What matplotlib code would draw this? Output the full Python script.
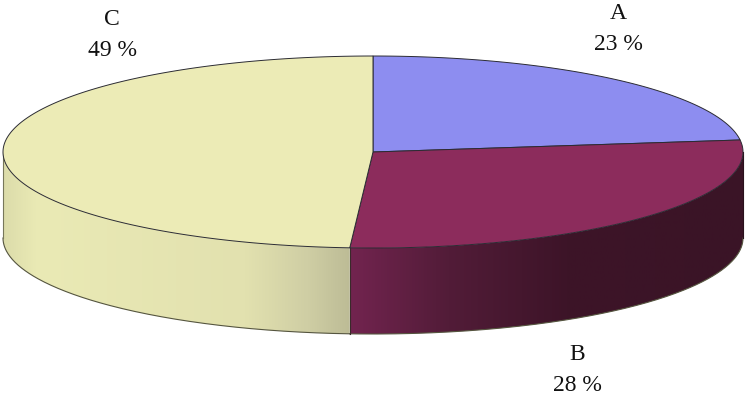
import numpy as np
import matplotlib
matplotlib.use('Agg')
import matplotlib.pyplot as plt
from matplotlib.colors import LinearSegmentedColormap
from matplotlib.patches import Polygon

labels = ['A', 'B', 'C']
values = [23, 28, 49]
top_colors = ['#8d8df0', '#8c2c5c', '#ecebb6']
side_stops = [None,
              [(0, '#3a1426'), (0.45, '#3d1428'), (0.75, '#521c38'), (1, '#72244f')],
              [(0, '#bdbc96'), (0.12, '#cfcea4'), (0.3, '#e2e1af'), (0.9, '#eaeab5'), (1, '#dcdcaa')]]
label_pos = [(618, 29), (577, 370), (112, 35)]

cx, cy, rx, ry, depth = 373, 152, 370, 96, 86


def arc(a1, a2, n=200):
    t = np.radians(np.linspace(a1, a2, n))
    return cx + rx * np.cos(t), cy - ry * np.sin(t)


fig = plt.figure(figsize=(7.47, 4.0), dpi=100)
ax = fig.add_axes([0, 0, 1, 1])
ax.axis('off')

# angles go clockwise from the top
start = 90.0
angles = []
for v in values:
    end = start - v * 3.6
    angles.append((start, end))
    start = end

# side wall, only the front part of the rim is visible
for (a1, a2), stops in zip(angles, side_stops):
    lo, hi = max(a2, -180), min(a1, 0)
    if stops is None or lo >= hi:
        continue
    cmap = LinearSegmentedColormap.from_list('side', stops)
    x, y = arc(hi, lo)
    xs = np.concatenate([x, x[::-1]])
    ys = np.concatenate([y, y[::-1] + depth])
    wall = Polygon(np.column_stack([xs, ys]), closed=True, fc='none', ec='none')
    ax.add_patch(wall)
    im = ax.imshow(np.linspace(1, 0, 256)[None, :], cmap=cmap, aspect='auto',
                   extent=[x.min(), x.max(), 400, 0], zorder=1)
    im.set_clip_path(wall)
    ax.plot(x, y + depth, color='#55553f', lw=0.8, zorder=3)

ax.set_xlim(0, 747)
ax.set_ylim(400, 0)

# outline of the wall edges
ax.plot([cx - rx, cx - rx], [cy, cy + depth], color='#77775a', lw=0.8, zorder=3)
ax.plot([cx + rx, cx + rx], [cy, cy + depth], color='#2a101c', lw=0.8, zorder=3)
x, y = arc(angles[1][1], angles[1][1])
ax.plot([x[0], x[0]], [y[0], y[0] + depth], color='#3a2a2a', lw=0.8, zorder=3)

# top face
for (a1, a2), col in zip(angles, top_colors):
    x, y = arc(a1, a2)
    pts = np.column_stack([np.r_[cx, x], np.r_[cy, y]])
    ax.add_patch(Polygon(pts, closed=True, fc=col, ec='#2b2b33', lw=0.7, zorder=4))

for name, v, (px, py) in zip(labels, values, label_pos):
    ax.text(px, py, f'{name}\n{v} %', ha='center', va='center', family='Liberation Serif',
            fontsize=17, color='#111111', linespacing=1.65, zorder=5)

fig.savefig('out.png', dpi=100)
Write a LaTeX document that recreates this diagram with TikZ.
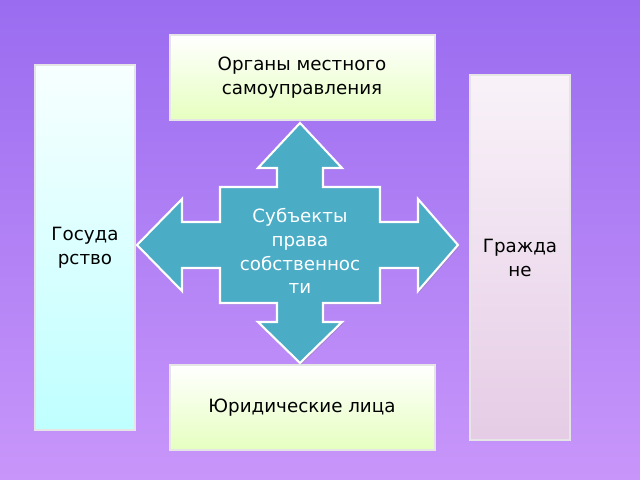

────────────────────────────────────────

◆ Short task
Can the lines from the start of the records through the line with "ax.plot([x[0], x[0]], [y[0], y[0]" be given again exactly, with the pictures left out?

◆ Result of the task
What matplotlib code would draw this? Output the full Python script.
import numpy as np
import matplotlib
matplotlib.use('Agg')
import matplotlib.pyplot as plt
from matplotlib.colors import LinearSegmentedColormap
from matplotlib.patches import Polygon

labels = ['A', 'B', 'C']
values = [23, 28, 49]
top_colors = ['#8d8df0', '#8c2c5c', '#ecebb6']
side_stops = [None,
              [(0, '#3a1426'), (0.45, '#3d1428'), (0.75, '#521c38'), (1, '#72244f')],
              [(0, '#bdbc96'), (0.12, '#cfcea4'), (0.3, '#e2e1af'), (0.9, '#eaeab5'), (1, '#dcdcaa')]]
label_pos = [(618, 29), (577, 370), (112, 35)]

cx, cy, rx, ry, depth = 373, 152, 370, 96, 86


def arc(a1, a2, n=200):
    t = np.radians(np.linspace(a1, a2, n))
    return cx + rx * np.cos(t), cy - ry * np.sin(t)


fig = plt.figure(figsize=(7.47, 4.0), dpi=100)
ax = fig.add_axes([0, 0, 1, 1])
ax.axis('off')

# angles go clockwise from the top
start = 90.0
angles = []
for v in values:
    end = start - v * 3.6
    angles.append((start, end))
    start = end

# side wall, only the front part of the rim is visible
for (a1, a2), stops in zip(angles, side_stops):
    lo, hi = max(a2, -180), min(a1, 0)
    if stops is None or lo >= hi:
        continue
    cmap = LinearSegmentedColormap.from_list('side', stops)
    x, y = arc(hi, lo)
    xs = np.concatenate([x, x[::-1]])
    ys = np.concatenate([y, y[::-1] + depth])
    wall = Polygon(np.column_stack([xs, ys]), closed=True, fc='none', ec='none')
    ax.add_patch(wall)
    im = ax.imshow(np.linspace(1, 0, 256)[None, :], cmap=cmap, aspect='auto',
                   extent=[x.min(), x.max(), 400, 0], zorder=1)
    im.set_clip_path(wall)
    ax.plot(x, y + depth, color='#55553f', lw=0.8, zorder=3)

ax.set_xlim(0, 747)
ax.set_ylim(400, 0)

# outline of the wall edges
ax.plot([cx - rx, cx - rx], [cy, cy + depth], color='#77775a', lw=0.8, zorder=3)
ax.plot([cx + rx, cx + rx], [cy, cy + depth], color='#2a101c', lw=0.8, zorder=3)
x, y = arc(angles[1][1], angles[1][1])
ax.plot([x[0], x[0]], [y[0], y[0] + depth], color='#3a2a2a', lw=0.8, zorder=3)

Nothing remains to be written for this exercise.